Friday, November 5, 2010

Self-Proclaimed Experts

Every day, I open my mailbox to about a dozen news briefs from various groups. I was excited when I read a headline from the Association for the Supervision of Curriculum Development's daily Smart Brief: “How Standardized Tests Can Be Made More Meaningful.”

http://www.sfgate.com/cgi-bin/article.cgi?f=/c/a/2010/10/30/INFT1G2IAQ.DTL#ixzz143upzOZU

Unfortunately, not helpful. At all.

As usual, it was a ridiculous article written by a SPE (Self-Proclaimed Expert).

One of the problems with non-educators—and those who teach for two years, quit, and declare themselves experts—is that they have simplistic answers to complex questions.

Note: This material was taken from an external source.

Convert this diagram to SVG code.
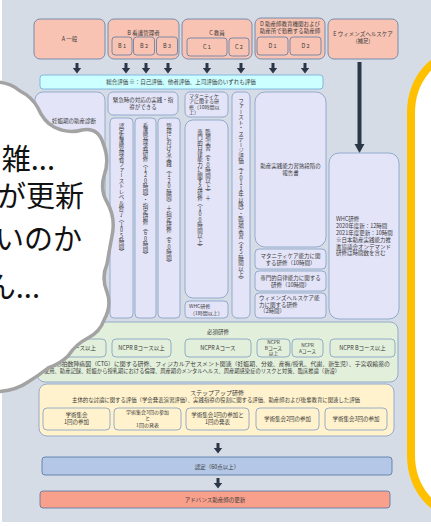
<svg xmlns="http://www.w3.org/2000/svg" width="431" height="526" viewBox="0 0 431 526">
<style>
.t{font-family:"Noto Sans CJK JP","Noto Sans",sans-serif;font-size:5.5px;fill:#3a3a3a;text-anchor:middle}
.l{text-anchor:start}
.v{writing-mode:vertical-rl;text-orientation:upright;text-anchor:start}
.sal{fill:#f8c3b3;stroke:#5a7aa3;stroke-width:0.8}
.lav{fill:#e4e4f8;stroke:#7f9cc4;stroke-width:0.8}
.cy{fill:#ccffff;stroke:#6fa8dc;stroke-width:0.8}
.gr{fill:#e2efda;stroke:#7f9cc4;stroke-width:0.8}
.cr{fill:#fff2cc;stroke:#7f9cc4;stroke-width:0.8}
.bl{fill:#b4c7e7;stroke:#4f73a3;stroke-width:0.8}
.rd{fill:#f8a08c;stroke:#4f73a3;stroke-width:0.8}
.big{font-family:"Noto Sans CJK JP","Noto Sans",sans-serif;font-size:29px;fill:#111;text-anchor:end}
</style>
<defs>
<path id="arr" d="M-1.5 0H1.5V5H4.2L0 10.5L-4.2 5H-1.5Z" fill="#2b3648"/>
</defs>
<rect x="0" y="0" width="431" height="526" fill="#ffffff"/>
<rect x="2" y="0" width="429" height="522" fill="#d6dce5"/>

<g id="connectors">
<use href="#arr" x="77" y="63"/>
<use href="#arr" x="126" y="63"/>
<use href="#arr" x="146" y="63"/>
<use href="#arr" x="168" y="63"/>
<use href="#arr" x="207" y="63"/>
<use href="#arr" x="241" y="63"/>
<use href="#arr" x="273" y="63"/>
<use href="#arr" x="305" y="63"/>
<line x1="359.5" y1="62" x2="359.5" y2="145" stroke="#2b3648" stroke-width="4"/>
<path d="M354.5 144H364.5L359.5 153Z" fill="#2b3648"/>
<use href="#arr" x="218" y="443"/>
<use href="#arr" x="218" y="478"/>
</g>

<g id="nodeA">
<rect class="sal" x="34" y="19" width="71" height="40" rx="6"/>
<text class="t" x="69.5" y="41">A 一般</text>
</g>
<g id="nodeB">
<rect class="sal" x="108" y="19" width="71" height="40" rx="6"/>
<text class="t" x="143.5" y="34.5">B 看護管理者</text>
<rect class="sal" x="112" y="37" width="20" height="18" rx="3"/>
<rect class="sal" x="133.5" y="37" width="21" height="18" rx="3"/>
<rect class="sal" x="156.5" y="37" width="21" height="18" rx="3"/>
<text class="t" x="122" y="48">B 1</text>
<text class="t" x="144" y="48">B 2</text>
<text class="t" x="167" y="48">B 3</text>
</g>
<g id="nodeC">
<rect class="sal" x="182" y="19" width="70" height="40" rx="6"/>
<text class="t" x="217" y="34.5">C 教員</text>
<rect class="sal" x="187" y="38" width="40" height="18" rx="3"/>
<rect class="sal" x="229" y="38" width="20" height="18" rx="3"/>
<text class="t" x="207" y="49">C 1</text>
<text class="t" x="239" y="49">C 2</text>
</g>
<g id="nodeD">
<rect class="sal" x="255" y="18" width="70" height="41" rx="6"/>
<text class="t" x="290" y="26">D 助産師教育機関および</text>
<text class="t" x="290" y="32.5">助産所で勤務する助産師</text>
<rect class="sal" x="257" y="37" width="31" height="18" rx="3"/>
<rect class="sal" x="290" y="37" width="31" height="18" rx="3"/>
<text class="t" x="272.5" y="48">D 1</text>
<text class="t" x="305.5" y="48">D 2</text>
</g>
<g id="nodeE">
<rect class="sal" x="328" y="19" width="70" height="40" rx="6"/>
<text class="t" x="363" y="36">E ウィメンズヘルスケア</text>
<text class="t" x="363" y="43">(補足)</text>
</g>

<g id="sogo">
<rect class="cy" x="40" y="75" width="283" height="14" rx="3"/>
<text class="t" x="181" y="84">総合評価 ※：自己評価、他者評価、上司評価のいずれも評価</text>
</g>

<g id="colA">
<rect class="lav" x="35" y="92" width="70" height="226" rx="8"/>
<text class="t l" x="52" y="123">妊娠期の助産診断</text>
</g>
<g id="colB">
<rect class="lav" x="108" y="92" width="70" height="23" rx="5"/>
<text class="t" x="143" y="102">緊急時の対応の実践・指</text>
<text class="t" x="143" y="109">導ができる</text>
</g>
<g id="colB1">
<rect class="lav" x="110" y="118" width="23" height="200" rx="4"/>
<text class="t v" x="121.5" y="123">認定看護管理者ファーストレベル修了（105時間）</text>
</g>
<g id="colB2">
<rect class="lav" x="135" y="118" width="21" height="200" rx="4"/>
<text class="t v" x="145.5" y="123">看護管理者研修（120時間）・指定研修（60時間）</text>
</g>
<g id="colB3">
<rect class="lav" x="158" y="118" width="22" height="200" rx="4"/>
<text class="t v" x="169" y="123">管理における実践（120時間）＋指定研修（60時間）</text>
</g>
<g id="colC1top">
<rect class="lav" x="185" y="92" width="43" height="25" rx="5"/>
<text class="t l" x="189" y="97.5" style="font-size:5px">マタニティケ</text>
<text class="t l" x="189" y="103" style="font-size:5px">アに関する研</text>
<text class="t l" x="189" y="108.5" style="font-size:5px">修（10時間以</text>
<text class="t l" x="189" y="114" style="font-size:5px">上）</text>
</g>
<g id="colC1">
<rect class="lav" x="185" y="120" width="43" height="178" rx="8"/>
<text class="t v" x="208" y="129">臨地実習（60時間以上）＋</text>
<text class="t v" x="200" y="129">専門的自律能力に関する研修（100時間以上）</text>
</g>
<g id="colC1s">
<rect class="lav" x="185" y="301" width="43" height="17" rx="4"/>
<text class="t l" x="189" y="307.5" style="font-size:5px">WHC研修</text>
<text class="t l" x="190" y="314.5" style="font-size:5px">（1時間以上）</text>
</g>
<g id="colC2">
<rect class="lav" x="232" y="92" width="18" height="226" rx="5"/>
<text class="t v" x="241" y="98">ファースト・ステージ評価（2011年以降）・臨地実習（45時間以上）</text>
</g>
<g id="colD">
<rect class="lav" x="255" y="92" width="71" height="155" rx="10"/>
<text class="t" x="290.5" y="168">助産実践能力習熟段階の</text>
<text class="t" x="290.5" y="174.5">報告書</text>
</g>
<g id="colD1">
<rect class="lav" x="255" y="249" width="71" height="20" rx="4"/>
<text class="t" x="290.5" y="257.5">マタニティケア能力に関</text>
<text class="t" x="290.5" y="264.5">する研修（10時間）</text>
</g>
<g id="colD2">
<rect class="lav" x="255" y="271" width="71" height="20" rx="4"/>
<text class="t" x="290.5" y="279.5">専門的自律能力に関する</text>
<text class="t" x="290.5" y="286.5">研修（10時間）</text>
</g>
<g id="colD3">
<rect class="lav" x="255" y="293" width="71" height="25" rx="4"/>
<text class="t l" x="259" y="300">ウィメンズヘルスケア能</text>
<text class="t l" x="259" y="306.5">力に関する研修</text>
<text class="t l" x="260" y="313">（2時間）</text>
</g>
<g id="colE">
<rect class="lav" x="329" y="153" width="70" height="166" rx="10"/>
<text class="t l" x="336" y="221">WHC研修</text>
<text class="t l" x="336" y="228">2020年度新：12時間</text>
<text class="t l" x="336" y="235">2021年度更新：10時間</text>
<text class="t l" x="336" y="242">※日本助産実践能力推</text>
<text class="t l" x="336" y="248.5">進協議会オンデマンド</text>
<text class="t l" x="336" y="255">研修は時間数を含む</text>
</g>

<g id="hissu">
<rect class="gr" x="37" y="322" width="361" height="60" rx="8"/>
<text class="t" x="218" y="334">必須研修</text>
<rect class="gr" x="40" y="339" width="66" height="18" rx="4"/>
<text class="t" x="73" y="350">NCPR Sコース以上</text>
<rect class="gr" x="112" y="339" width="59" height="18" rx="4"/>
<text class="t" x="141.5" y="350">NCPR Bコース以上</text>
<rect class="gr" x="185" y="339" width="66" height="18" rx="4"/>
<text class="t" x="218" y="350">NCPR Aコース</text>
<rect class="gr" x="257" y="339" width="33" height="18" rx="4"/>
<text class="t" x="273.5" y="344" style="font-size:4.8px">NCPR</text>
<text class="t" x="273.5" y="349.5" style="font-size:4.8px">Bコース</text>
<text class="t" x="273.5" y="355" style="font-size:4.8px">以上</text>
<rect class="gr" x="292" y="339" width="31" height="18" rx="4"/>
<text class="t" x="307.5" y="346.5" style="font-size:4.8px">NCPR</text>
<text class="t" x="307.5" y="352.5" style="font-size:4.8px">Aコース</text>
<rect class="gr" x="330" y="339" width="65" height="18" rx="4"/>
<text class="t" x="362.5" y="350">NCPR Bコース以上</text>
<text class="t l" x="44" y="366" textLength="346" lengthAdjust="spacingAndGlyphs">胎児心拍数陣痛図（CTG）に関する研修、フィジカルアセスメント関連（妊娠期、分娩、産褥/授乳、代謝、新生児）、子宮収縮薬の</text>
<text class="t l" x="44" y="373" textLength="296" lengthAdjust="spacingAndGlyphs">使用、助産記録、妊娠から授乳期における倫理、周産期のメンタルヘルス、周産期感染症のリスクと対策、臨床推論（新設）</text>
</g>

<g id="stepup">
<rect class="cr" x="39" y="384" width="355" height="52" rx="8"/>
<text class="t" x="217" y="395" style="font-size:6px">ステップアップ研修</text>
<text class="t" x="216" y="402" textLength="288" lengthAdjust="spacingAndGlyphs">主体的な討論に関する評価（学会発表演習評価）、実践指導の役割に関する評価、助産師および後輩教育に関連した評価</text>
<rect class="cr" x="43" y="408" width="67" height="22" rx="4"/>
<text class="t" x="76.5" y="417">学術集会</text>
<text class="t" x="76.5" y="424">1回の参加</text>
<rect class="cr" x="114" y="408" width="67" height="22" rx="4"/>
<text class="t" x="147.5" y="414" style="font-size:5px">学術集会3回の参加</text>
<text class="t" x="147.5" y="420" style="font-size:5px">と</text>
<text class="t" x="147.5" y="426.5" style="font-size:5px">1回の発表</text>
<rect class="cr" x="186" y="408" width="63" height="22" rx="4"/>
<text class="t" x="217.5" y="417">学術集会1回の参加と</text>
<text class="t" x="217.5" y="424">1回の発表</text>
<rect class="cr" x="256" y="408" width="63" height="22" rx="4"/>
<text class="t" x="287.5" y="421">学術集会2回の参加</text>
<rect class="cr" x="325" y="408" width="62" height="22" rx="4"/>
<text class="t" x="356" y="421">学術集会3回の参加</text>
</g>

<g id="nintei">
<rect class="bl" x="42" y="457" width="350" height="18" rx="3"/>
<text class="t" x="217" y="468.5">認定（60点以上）</text>
</g>
<g id="koshin">
<rect class="rd" x="40" y="491" width="350" height="17" rx="3"/>
<text class="t" x="215" y="502">アドバンス助産師の更新</text>
</g>

<g id="yellowPanel">
<rect x="411" y="53" width="100" height="462" rx="60" fill="#ffffff" stroke="#ffc000" stroke-width="8"/>
</g>

<g id="cloud">
<path d="M-10 82 Q8 81 20 91 Q32 97 38 108 Q44 122 54 127 Q68 134 82 130 Q98 127 103 143 Q110 160 104 176 Q100 190 107 202 Q116 218 112 236 Q109 252 107 264 Q101 278 107 292 Q112 306 104 320 Q100 332 88 338 Q76 344 68 356 Q60 364 48 368 Q38 376 28 382 Q14 392 -10 392 Z" fill="#ffffff" stroke="#a3a3a3" stroke-width="3.5" stroke-linejoin="round"/>
<text class="big" x="55" y="170">雑...</text>
<text class="big" x="84" y="207">が更新</text>
<text class="big" x="82" y="250">いのか</text>
<text class="big" x="40" y="298">ん...</text>
</g>
</svg>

Here are this woman’s answers:

Are you concerned that because many tests cover only math and reading, schools will pay too little attention to science and history? Then let's make schools accountable for their science and history test scores rather than just math and reading Are you worried that teachers are focusing on test-taking strategies instead of the concrete math and reading skills that students will need in the real world? Then ask rigorous questions that reflect the kinds of skills that allow students to succeed on their paths to becoming doctors, construction workers or computer scientists.



You’ve got to be kidding me…the answer to too much testing is…more tests.

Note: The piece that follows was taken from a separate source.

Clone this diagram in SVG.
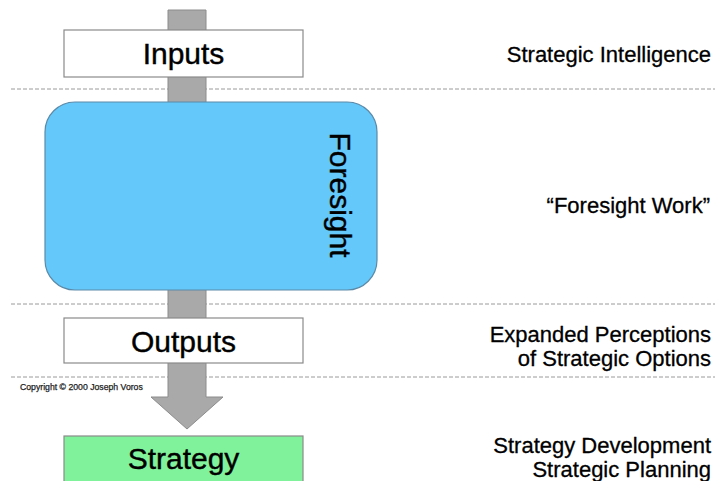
<svg xmlns="http://www.w3.org/2000/svg" width="715" height="481" viewBox="0 0 715 481">
<style>
.box{stroke:#8a8a8a;stroke-width:1.2}
.lbl{font-family:"Liberation Sans",Arial,Helvetica,sans-serif;font-size:30px;fill:#000;stroke:#000;stroke-width:0.4;text-anchor:middle}
.side{font-family:"Liberation Sans",Arial,Helvetica,sans-serif;font-size:22px;fill:#000;stroke:#000;stroke-width:0.3;text-anchor:end}
.dash{stroke:#9a9a9a;stroke-width:1;stroke-dasharray:4 2;fill:none}
.flow{fill:#a9a9a9;stroke:#8c8c8c;stroke-width:1}
</style>
<rect width="715" height="481" fill="#ffffff"/>
<g id="dividers">
<line class="dash" x1="11" y1="89" x2="715" y2="89"/>
<line class="dash" x1="11" y1="304" x2="715" y2="304"/>
<line class="dash" x1="11" y1="377" x2="715" y2="377"/>
</g>
<g id="connectors">
<polygon class="flow" points="168,10 206,10 206,397 223,397 187,429 151,397 168,397"/>
</g>
<g id="inputs">
<rect class="box" x="64" y="30" width="239" height="47" fill="#ffffff"/>
<text class="lbl" x="183.5" y="64">Inputs</text>
</g>
<g id="foresight">
<rect x="45" y="102" width="332" height="188" rx="30" ry="30" fill="#64c8fa" stroke="#5b8aa8" stroke-width="1.2"/>
<text class="lbl" transform="translate(330,195) rotate(90)" x="0" y="0">Foresight</text>
</g>
<g id="outputs">
<rect class="box" x="64" y="318" width="239" height="45" fill="#ffffff"/>
<text class="lbl" x="183.5" y="352">Outputs</text>
</g>
<g id="strategy">
<rect class="box" x="64" y="436" width="239" height="50" fill="#80f29b"/>
<text class="lbl" x="183.5" y="469">Strategy</text>
</g>
<g id="side-labels">
<text class="side" x="711" y="62">Strategic Intelligence</text>
<text class="side" x="710" y="213">“Foresight Work”</text>
<text class="side" x="711" y="342">Expanded Perceptions</text>
<text class="side" x="711" y="366">of Strategic Options</text>
<text class="side" x="711" y="453">Strategy Development</text>
<text class="side" x="711" y="477">Strategic Planning</text>
</g>
<text x="20" y="390" font-family="'Liberation Sans',Arial,sans-serif" font-size="8.7" fill="#222" stroke="#222" stroke-width="0.25">Copyright © 2000 Joseph Voros</text>
</svg>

Science Tests (High Stakes)

Social Studies Tests (High Stakes)

Smaller Tests (High Stakes)

Testing More Often (High Stakes)

Harder Tests (High Stakes)

Teacher Evaluations Based on These (High Stakes)

Of course, nobody wins here. We just find more ways to close schools. HUNDREDS more ways. We ask much harder questions in a whole bunch of different subjects. When kids don’t get them right, we close the school and fire the teachers.

Oh, by the way. Here’s the author’s bio:
Miki Litmanovitz was a member of the Teach for America program, in which she taught middle-school math at a low-income school in San Jose. She is completing master's degrees at Harvard Business School and the Harvard Kennedy School of Government, where she is a Zuckerman Fellow through the Center for Public Leadership.

Hey, she doesn’t have to live with it. She quit. Perhaps she’ll write a book now. Or film a documentary.

 It’s just like they say: the further you are from a problem, the more expertise you think you have.